Only the lines from the start of the data below through the line that contains "vs. LBMA, RUB</text>" are to be copied, exactly and without pictures.

# # # # # # #

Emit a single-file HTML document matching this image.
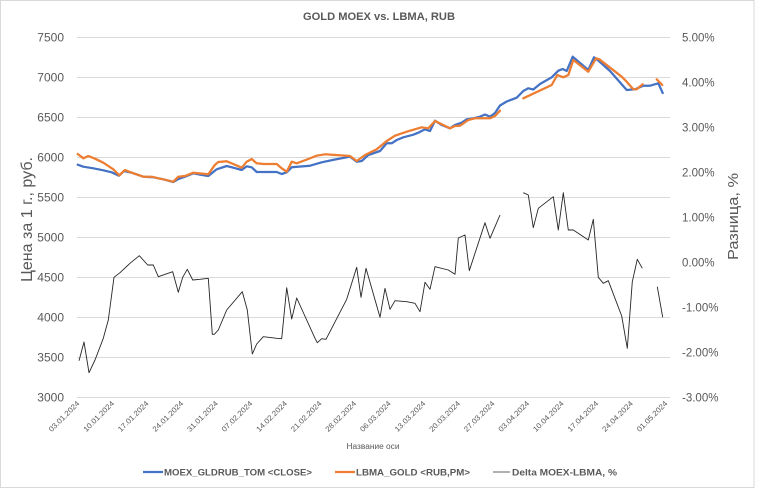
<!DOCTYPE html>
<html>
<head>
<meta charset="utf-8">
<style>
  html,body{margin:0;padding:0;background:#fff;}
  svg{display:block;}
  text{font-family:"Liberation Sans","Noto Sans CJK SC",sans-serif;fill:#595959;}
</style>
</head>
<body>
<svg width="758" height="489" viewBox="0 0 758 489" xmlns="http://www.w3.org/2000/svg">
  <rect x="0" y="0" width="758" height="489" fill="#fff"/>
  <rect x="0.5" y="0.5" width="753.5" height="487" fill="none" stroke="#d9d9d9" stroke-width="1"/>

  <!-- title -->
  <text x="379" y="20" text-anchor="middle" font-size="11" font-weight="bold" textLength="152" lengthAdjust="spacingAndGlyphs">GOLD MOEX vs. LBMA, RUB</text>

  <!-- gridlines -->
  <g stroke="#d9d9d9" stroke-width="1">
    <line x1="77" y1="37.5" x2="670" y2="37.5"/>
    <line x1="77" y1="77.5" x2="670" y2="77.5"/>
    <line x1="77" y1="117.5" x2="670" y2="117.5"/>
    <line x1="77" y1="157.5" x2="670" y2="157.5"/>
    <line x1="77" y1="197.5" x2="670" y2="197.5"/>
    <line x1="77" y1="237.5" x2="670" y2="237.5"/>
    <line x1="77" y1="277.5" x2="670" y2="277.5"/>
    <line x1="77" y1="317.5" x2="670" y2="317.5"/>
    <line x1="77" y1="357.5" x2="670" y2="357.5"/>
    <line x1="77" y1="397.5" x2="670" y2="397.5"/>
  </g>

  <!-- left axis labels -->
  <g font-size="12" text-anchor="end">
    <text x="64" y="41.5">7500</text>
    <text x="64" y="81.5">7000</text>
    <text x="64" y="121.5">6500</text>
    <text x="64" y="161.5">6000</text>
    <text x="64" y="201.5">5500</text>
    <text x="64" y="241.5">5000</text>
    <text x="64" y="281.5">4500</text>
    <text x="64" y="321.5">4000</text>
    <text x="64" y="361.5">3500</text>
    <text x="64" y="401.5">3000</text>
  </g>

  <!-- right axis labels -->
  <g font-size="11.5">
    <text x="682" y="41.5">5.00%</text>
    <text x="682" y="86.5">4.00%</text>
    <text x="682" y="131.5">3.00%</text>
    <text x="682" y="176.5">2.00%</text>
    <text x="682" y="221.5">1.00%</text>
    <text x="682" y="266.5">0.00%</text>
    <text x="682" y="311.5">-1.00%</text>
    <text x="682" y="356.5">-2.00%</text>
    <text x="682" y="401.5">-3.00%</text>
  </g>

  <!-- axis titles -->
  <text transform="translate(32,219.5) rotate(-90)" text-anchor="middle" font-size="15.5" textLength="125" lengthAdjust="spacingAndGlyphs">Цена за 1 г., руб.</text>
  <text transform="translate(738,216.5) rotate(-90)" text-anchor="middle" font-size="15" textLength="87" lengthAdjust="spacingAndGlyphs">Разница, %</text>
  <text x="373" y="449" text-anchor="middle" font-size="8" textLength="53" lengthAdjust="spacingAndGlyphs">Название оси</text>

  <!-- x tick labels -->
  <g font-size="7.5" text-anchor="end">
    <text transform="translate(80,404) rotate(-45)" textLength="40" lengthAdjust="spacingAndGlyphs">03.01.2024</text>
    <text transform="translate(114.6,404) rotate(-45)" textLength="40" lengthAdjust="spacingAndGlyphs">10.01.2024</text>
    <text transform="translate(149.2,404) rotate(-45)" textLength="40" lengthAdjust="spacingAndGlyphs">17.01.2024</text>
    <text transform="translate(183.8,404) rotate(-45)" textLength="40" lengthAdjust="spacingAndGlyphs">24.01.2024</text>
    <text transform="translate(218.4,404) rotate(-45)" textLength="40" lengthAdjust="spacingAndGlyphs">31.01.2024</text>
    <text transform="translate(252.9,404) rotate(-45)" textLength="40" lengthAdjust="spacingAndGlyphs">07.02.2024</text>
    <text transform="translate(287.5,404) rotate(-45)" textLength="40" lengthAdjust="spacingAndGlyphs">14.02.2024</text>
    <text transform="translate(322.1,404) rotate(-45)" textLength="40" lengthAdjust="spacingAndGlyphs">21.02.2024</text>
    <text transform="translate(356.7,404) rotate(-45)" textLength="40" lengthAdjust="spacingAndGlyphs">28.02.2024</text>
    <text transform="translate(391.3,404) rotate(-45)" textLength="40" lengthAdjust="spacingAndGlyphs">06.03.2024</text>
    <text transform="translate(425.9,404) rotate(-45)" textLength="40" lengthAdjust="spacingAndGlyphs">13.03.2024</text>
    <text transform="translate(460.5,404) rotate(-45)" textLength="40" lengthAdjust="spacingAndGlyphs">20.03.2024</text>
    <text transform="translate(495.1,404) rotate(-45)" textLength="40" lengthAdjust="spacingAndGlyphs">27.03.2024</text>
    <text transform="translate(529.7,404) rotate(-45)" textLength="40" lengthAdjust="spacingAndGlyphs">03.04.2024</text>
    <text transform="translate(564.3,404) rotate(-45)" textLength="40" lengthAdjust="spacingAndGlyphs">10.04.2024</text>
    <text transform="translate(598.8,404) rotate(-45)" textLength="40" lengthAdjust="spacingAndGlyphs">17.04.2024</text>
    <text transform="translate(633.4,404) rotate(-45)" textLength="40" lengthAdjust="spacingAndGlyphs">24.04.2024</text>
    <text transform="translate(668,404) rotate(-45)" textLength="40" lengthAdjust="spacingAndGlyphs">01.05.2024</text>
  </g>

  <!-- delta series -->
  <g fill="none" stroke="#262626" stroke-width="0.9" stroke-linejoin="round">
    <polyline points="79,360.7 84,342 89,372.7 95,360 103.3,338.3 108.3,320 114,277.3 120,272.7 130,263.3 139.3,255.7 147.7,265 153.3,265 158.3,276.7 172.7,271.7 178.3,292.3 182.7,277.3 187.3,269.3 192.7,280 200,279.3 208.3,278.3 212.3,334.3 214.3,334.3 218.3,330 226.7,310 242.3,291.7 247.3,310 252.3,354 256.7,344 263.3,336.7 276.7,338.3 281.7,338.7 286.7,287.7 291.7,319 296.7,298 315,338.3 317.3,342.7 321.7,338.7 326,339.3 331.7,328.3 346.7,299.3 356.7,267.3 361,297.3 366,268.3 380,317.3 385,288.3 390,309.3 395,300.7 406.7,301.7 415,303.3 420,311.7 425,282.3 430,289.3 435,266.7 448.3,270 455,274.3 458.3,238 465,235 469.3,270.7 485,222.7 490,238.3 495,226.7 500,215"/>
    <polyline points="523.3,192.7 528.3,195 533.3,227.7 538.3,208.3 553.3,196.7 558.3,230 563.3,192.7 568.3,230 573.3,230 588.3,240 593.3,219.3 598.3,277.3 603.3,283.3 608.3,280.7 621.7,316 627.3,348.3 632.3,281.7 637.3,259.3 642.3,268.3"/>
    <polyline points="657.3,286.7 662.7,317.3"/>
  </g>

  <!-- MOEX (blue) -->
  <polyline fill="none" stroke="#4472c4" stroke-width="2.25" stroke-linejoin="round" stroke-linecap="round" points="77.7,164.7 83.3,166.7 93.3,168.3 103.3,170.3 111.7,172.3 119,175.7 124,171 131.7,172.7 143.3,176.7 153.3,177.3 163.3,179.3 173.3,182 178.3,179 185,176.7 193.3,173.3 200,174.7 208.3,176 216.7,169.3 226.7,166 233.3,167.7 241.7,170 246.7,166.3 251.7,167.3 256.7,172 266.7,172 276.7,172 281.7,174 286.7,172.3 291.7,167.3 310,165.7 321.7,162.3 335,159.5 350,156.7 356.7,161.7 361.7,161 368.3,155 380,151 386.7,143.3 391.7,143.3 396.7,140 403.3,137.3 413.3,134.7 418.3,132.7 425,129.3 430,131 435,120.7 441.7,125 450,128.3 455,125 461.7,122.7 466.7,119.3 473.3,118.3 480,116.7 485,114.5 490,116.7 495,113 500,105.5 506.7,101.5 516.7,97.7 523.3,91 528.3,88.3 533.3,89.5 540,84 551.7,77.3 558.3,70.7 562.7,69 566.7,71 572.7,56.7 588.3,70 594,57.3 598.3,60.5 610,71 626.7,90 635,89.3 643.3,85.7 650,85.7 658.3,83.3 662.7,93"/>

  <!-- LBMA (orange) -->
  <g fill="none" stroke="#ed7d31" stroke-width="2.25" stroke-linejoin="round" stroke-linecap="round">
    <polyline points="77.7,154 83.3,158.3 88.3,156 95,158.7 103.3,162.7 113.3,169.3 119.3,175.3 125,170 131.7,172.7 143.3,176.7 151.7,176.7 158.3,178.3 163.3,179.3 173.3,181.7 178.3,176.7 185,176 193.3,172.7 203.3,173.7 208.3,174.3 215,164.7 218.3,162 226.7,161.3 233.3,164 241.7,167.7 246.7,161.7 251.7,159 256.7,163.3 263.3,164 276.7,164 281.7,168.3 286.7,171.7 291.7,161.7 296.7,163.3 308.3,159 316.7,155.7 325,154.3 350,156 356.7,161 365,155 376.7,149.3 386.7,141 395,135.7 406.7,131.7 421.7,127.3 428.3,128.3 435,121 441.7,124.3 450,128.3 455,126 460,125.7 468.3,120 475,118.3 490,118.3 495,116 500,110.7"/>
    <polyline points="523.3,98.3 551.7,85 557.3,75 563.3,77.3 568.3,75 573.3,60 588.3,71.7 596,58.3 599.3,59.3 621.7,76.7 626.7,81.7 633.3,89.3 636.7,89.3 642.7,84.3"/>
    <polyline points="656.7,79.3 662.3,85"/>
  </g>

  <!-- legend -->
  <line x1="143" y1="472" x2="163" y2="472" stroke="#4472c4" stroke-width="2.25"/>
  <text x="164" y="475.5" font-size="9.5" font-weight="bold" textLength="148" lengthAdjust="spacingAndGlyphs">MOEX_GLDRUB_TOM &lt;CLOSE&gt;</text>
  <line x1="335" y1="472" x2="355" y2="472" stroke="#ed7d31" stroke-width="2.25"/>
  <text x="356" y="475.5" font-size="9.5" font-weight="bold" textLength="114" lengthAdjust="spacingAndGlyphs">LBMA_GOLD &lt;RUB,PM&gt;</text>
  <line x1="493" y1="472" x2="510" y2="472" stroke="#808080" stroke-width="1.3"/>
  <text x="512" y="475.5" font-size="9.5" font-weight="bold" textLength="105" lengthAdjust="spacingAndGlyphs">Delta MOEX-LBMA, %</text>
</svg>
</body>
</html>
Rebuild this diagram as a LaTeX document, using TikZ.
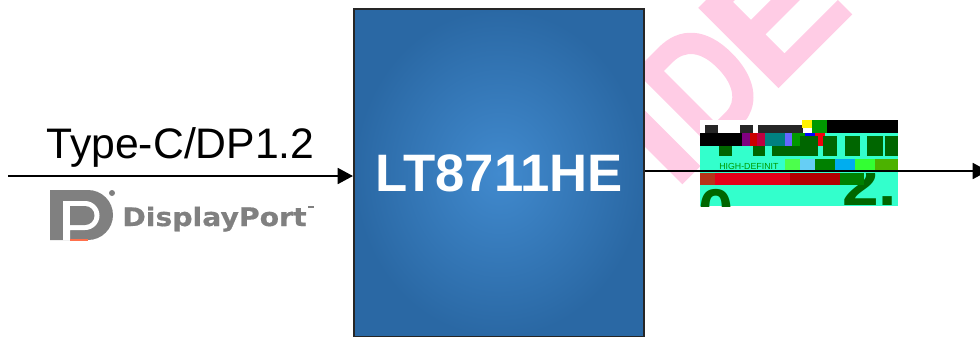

# # # # # # #

** SOLUTION TO THE PROBLEM **
Emit a single-file HTML document matching this image.
<!DOCTYPE html>
<html>
<head>
<meta charset="utf-8">
<style>
  html,body{margin:0;padding:0;background:#fff;}
  svg{display:block;}
  text{font-family:"Liberation Sans","Noto Sans CJK SC",sans-serif;fill:#595959;}
</style>
</head>
<body>
<svg width="758" height="489" viewBox="0 0 758 489" xmlns="http://www.w3.org/2000/svg">
  <rect x="0" y="0" width="758" height="489" fill="#fff"/>
  <rect x="0.5" y="0.5" width="753.5" height="487" fill="none" stroke="#d9d9d9" stroke-width="1"/>

  <!-- title -->
  <text x="379" y="20" text-anchor="middle" font-size="11" font-weight="bold" textLength="152" lengthAdjust="spacingAndGlyphs">GOLD MOEX vs. LBMA, RUB</text>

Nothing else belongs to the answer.